We got along beautifully.
Greetings, my fellow port-swillers! Having arrived home safe and sound from my latest excursion, I have a few observations to brighten your Friday:
*** First of all, in case any of my readers were unaware of it before, let me make this abundantly clear: I HATE FLYING!!!! HATE IT! HATE IT! HATE IT! I know my harping on this subject again is going to promote snickers among certain ex-Harrier pilots and Aunt Dahlia-like huntresses, but they can go to the devil. We took off from Dulles Tuesday morning on the back side of that nor-easter that rolled up the coast this week, and jeezum-crow did we pitch and toss about! Up, down, sideways. Jerk, bounce, drop, shudder. And once we leveled out, we kept heaving about on the jet stream that was hitting us on the flank. Scared the absolute bejaysus out of me, I can assure you, and probably took about six or eight months off my life-span. On the other hand, my muscles were positively ripped by the time we landed, what with being tensed to the max for almost two hours.

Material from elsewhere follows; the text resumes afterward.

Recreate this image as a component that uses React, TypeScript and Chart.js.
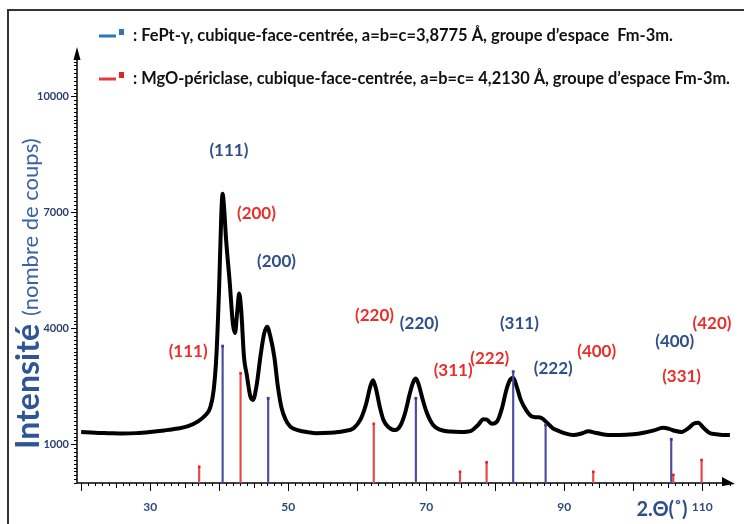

So how did I handle it? Well, Father M would be pleased to know that I said four decades of the Rosary during the climb out, which was the worst of it. (I don’t actually have a rosary, but as Father S of my parish pointed out once, we all do have ten fingers, so there’s no excuse for not keeping track.) And I must say that this certainly helped me keep hold of myself. Not that I let go of the arm-rest the entire trip, but at least I stopped trembling.
*** What is the story with the toll system around Chicago’s highways? It seems that there is another booth every couple hundred yards, each one nicking you for 80 cents. The only reason I could think of why they should nickel and dime you in this way instead of charging higher fees with fewer tollbooths is that it is a make-work for the union. Or is that being too cynical?
*** I seem to have a singular talent for choosing hotels within a block or two of active railroads, thereby subjecting myself to hearing train horns every hour on the hour all night long. Mrs. R says I need to start researching this more carefully if I ever expect to get any sleep, and I begin to think she is about right.
*** I love driving across the Midwestern prairie. So wide open. Such lovely vistas. When I was a boy sitting out in the pre-dawn in the Texas Hill Country on hunting expeditions, I used to see a light or two twinkling way off in the distance and muse about what it must be like standing under that light, and what where I was sitting must look like from way over there. It set up a very satisfactory imaginative link between me and that far place. I mention this because I found myself doing the same thing with the various copses, windmills, barns and silos that dotted the landscape as I drove along. Again, very satisfying.
*** I also love driving in the Midwest because there is relatively little traffic and other drivers tend to be quite polite and considerate. The only aggressive driver I saw the whole time had Virginia plates. When I spotted them as he came bombing by, I burst out laughing. Sic Semper Floor-It-Us!
*** This may fall into the “You are such a geek!”¹ category, but I took my Francis Parkman along with me on this trip and, as it happened, spent a lot of my off time reading all about LaSalle, Fr. Hennepin and the trials and tribulations they and their followers suffered at Starving Rock and other points up and down the Illinois River Valley. So imagine my delight yesterday morning when I found myself driving through that very area. I didn’t have time to stop because I had to get back to O’Hare, but what fun it was to see all the place names and recognize their historical significance. (Well, I thought it was fun.)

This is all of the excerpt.